## WHAT THE TASK ASKS
Render the material again word for word, skipping the pictures in it.
►
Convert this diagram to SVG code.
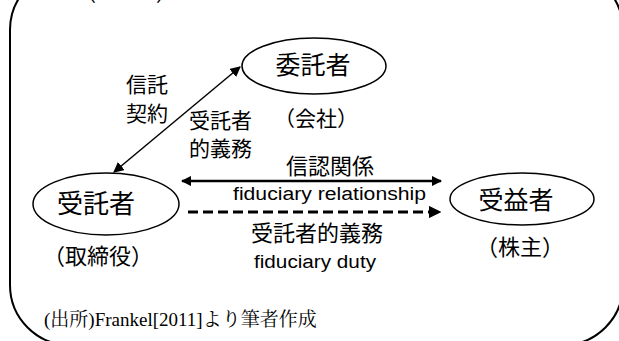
<svg xmlns="http://www.w3.org/2000/svg" width="619" height="341" viewBox="0 0 619 341">
<defs>
<style>
.jp{font-family:"Noto Sans CJK JP","Liberation Sans",sans-serif;fill:#000}
.lat{font-family:"Liberation Sans","Noto Sans CJK JP",sans-serif;fill:#000}
.node{fill:#fff;stroke:#000;stroke-width:1.5}
.conn{stroke:#000;fill:none}
</style>
<marker id="ah" viewBox="0 0 10 10" refX="9" refY="5" markerWidth="7" markerHeight="7" orient="auto-start-reverse" markerUnits="strokeWidth">
<path d="M0,0 L10,5 L0,10 z" fill="#000"/>
</marker>
<marker id="ah2" viewBox="0 0 10 10" refX="9" refY="5" markerWidth="4.2" markerHeight="4.2" orient="auto-start-reverse" markerUnits="strokeWidth">
<path d="M0,0 L10,5 L0,10 z" fill="#000"/>
</marker>
</defs>
<rect x="10" y="-30" width="613" height="375" rx="60" ry="60" fill="none" stroke="#000" stroke-width="2"/>
<text class="jp" x="76" y="1" font-size="20">（　　　）</text>
<g id="conns">
<line class="conn" x1="114" y1="172" x2="240" y2="67" stroke-width="1.5" marker-start="url(#ah)" marker-end="url(#ah)"/>
<line class="conn" x1="182" y1="181" x2="441" y2="181" stroke-width="2.5" marker-start="url(#ah2)" marker-end="url(#ah2)"/>
<line class="conn" x1="188" y1="212" x2="440" y2="212" stroke-width="3" stroke-dasharray="10,5" marker-end="url(#ah2)"/>
</g>
<g id="itakusha">
<ellipse class="node" cx="314" cy="66" rx="72" ry="28"/>
<text class="jp" x="313" y="74" font-size="25" text-anchor="middle">委託者</text>
<text class="jp" x="316" y="126" font-size="21" text-anchor="middle">（会社）</text>
</g>
<g id="jutakusha">
<ellipse class="node" cx="106" cy="204" rx="73" ry="31"/>
<text class="jp" x="96" y="213" font-size="26" text-anchor="middle">受託者</text>
<text class="jp" x="98" y="264" font-size="22" text-anchor="middle">（取締役）</text>
</g>
<g id="jueki">
<ellipse class="node" cx="522" cy="199" rx="72" ry="26"/>
<text class="jp" x="516" y="209" font-size="25" text-anchor="middle">受益者</text>
<text class="jp" x="520" y="255" font-size="22" text-anchor="middle">（株主）</text>
</g>
<g id="labels">
<text class="jp" x="126" y="92" font-size="21">信託</text>
<text class="jp" x="126" y="121" font-size="21">契約</text>
<text class="jp" x="189" y="128" font-size="21">受託者</text>
<text class="jp" x="189" y="156" font-size="21">的義務</text>
<text class="jp" x="330" y="174" font-size="22" text-anchor="middle">信認関係</text>
<text class="lat" x="233" y="200" font-size="18" textLength="193" lengthAdjust="spacingAndGlyphs">fiduciary relationship</text>
<text class="jp" x="317" y="241" font-size="22" text-anchor="middle">受託者的義務</text>
<text class="lat" x="254" y="268" font-size="18" textLength="122" lengthAdjust="spacingAndGlyphs">fiduciary duty</text>
<text x="44" y="326" font-size="19" font-family="Liberation Serif,Noto Serif CJK JP,Noto Sans CJK JP,serif">(出所)Frankel[2011]より筆者作成</text>
</g>
</svg>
◄
## EXERCISE RESPONSE
Convert this diagram to SVG code.
<svg xmlns="http://www.w3.org/2000/svg" width="619" height="341" viewBox="0 0 619 341">
<defs>
<style>
.jp{font-family:"Noto Sans CJK JP","Liberation Sans",sans-serif;fill:#000}
.lat{font-family:"Liberation Sans","Noto Sans CJK JP",sans-serif;fill:#000}
.node{fill:#fff;stroke:#000;stroke-width:1.5}
.conn{stroke:#000;fill:none}
</style>
<marker id="ah" viewBox="0 0 10 10" refX="9" refY="5" markerWidth="7" markerHeight="7" orient="auto-start-reverse" markerUnits="strokeWidth">
<path d="M0,0 L10,5 L0,10 z" fill="#000"/>
</marker>
<marker id="ah2" viewBox="0 0 10 10" refX="9" refY="5" markerWidth="4.2" markerHeight="4.2" orient="auto-start-reverse" markerUnits="strokeWidth">
<path d="M0,0 L10,5 L0,10 z" fill="#000"/>
</marker>
</defs>
<rect x="10" y="-30" width="613" height="375" rx="60" ry="60" fill="none" stroke="#000" stroke-width="2"/>
<text class="jp" x="76" y="1" font-size="20">（　　　）</text>
<g id="conns">
<line class="conn" x1="114" y1="172" x2="240" y2="67" stroke-width="1.5" marker-start="url(#ah)" marker-end="url(#ah)"/>
<line class="conn" x1="182" y1="181" x2="441" y2="181" stroke-width="2.5" marker-start="url(#ah2)" marker-end="url(#ah2)"/>
<line class="conn" x1="188" y1="212" x2="440" y2="212" stroke-width="3" stroke-dasharray="10,5" marker-end="url(#ah2)"/>
</g>
<g id="itakusha">
<ellipse class="node" cx="314" cy="66" rx="72" ry="28"/>
<text class="jp" x="313" y="74" font-size="25" text-anchor="middle">委託者</text>
<text class="jp" x="316" y="126" font-size="21" text-anchor="middle">（会社）</text>
</g>
<g id="jutakusha">
<ellipse class="node" cx="106" cy="204" rx="73" ry="31"/>
<text class="jp" x="96" y="213" font-size="26" text-anchor="middle">受託者</text>
<text class="jp" x="98" y="264" font-size="22" text-anchor="middle">（取締役）</text>
</g>
<g id="jueki">
<ellipse class="node" cx="522" cy="199" rx="72" ry="26"/>
<text class="jp" x="516" y="209" font-size="25" text-anchor="middle">受益者</text>
<text class="jp" x="520" y="255" font-size="22" text-anchor="middle">（株主）</text>
</g>
<g id="labels">
<text class="jp" x="126" y="92" font-size="21">信託</text>
<text class="jp" x="126" y="121" font-size="21">契約</text>
<text class="jp" x="189" y="128" font-size="21">受託者</text>
<text class="jp" x="189" y="156" font-size="21">的義務</text>
<text class="jp" x="330" y="174" font-size="22" text-anchor="middle">信認関係</text>
<text class="lat" x="233" y="200" font-size="18" textLength="193" lengthAdjust="spacingAndGlyphs">fiduciary relationship</text>
<text class="jp" x="317" y="241" font-size="22" text-anchor="middle">受託者的義務</text>
<text class="lat" x="254" y="268" font-size="18" textLength="122" lengthAdjust="spacingAndGlyphs">fiduciary duty</text>
<text x="44" y="326" font-size="19" font-family="Liberation Serif,Noto Serif CJK JP,Noto Sans CJK JP,serif">(出所)Frankel[2011]より筆者作成</text>
</g>
</svg>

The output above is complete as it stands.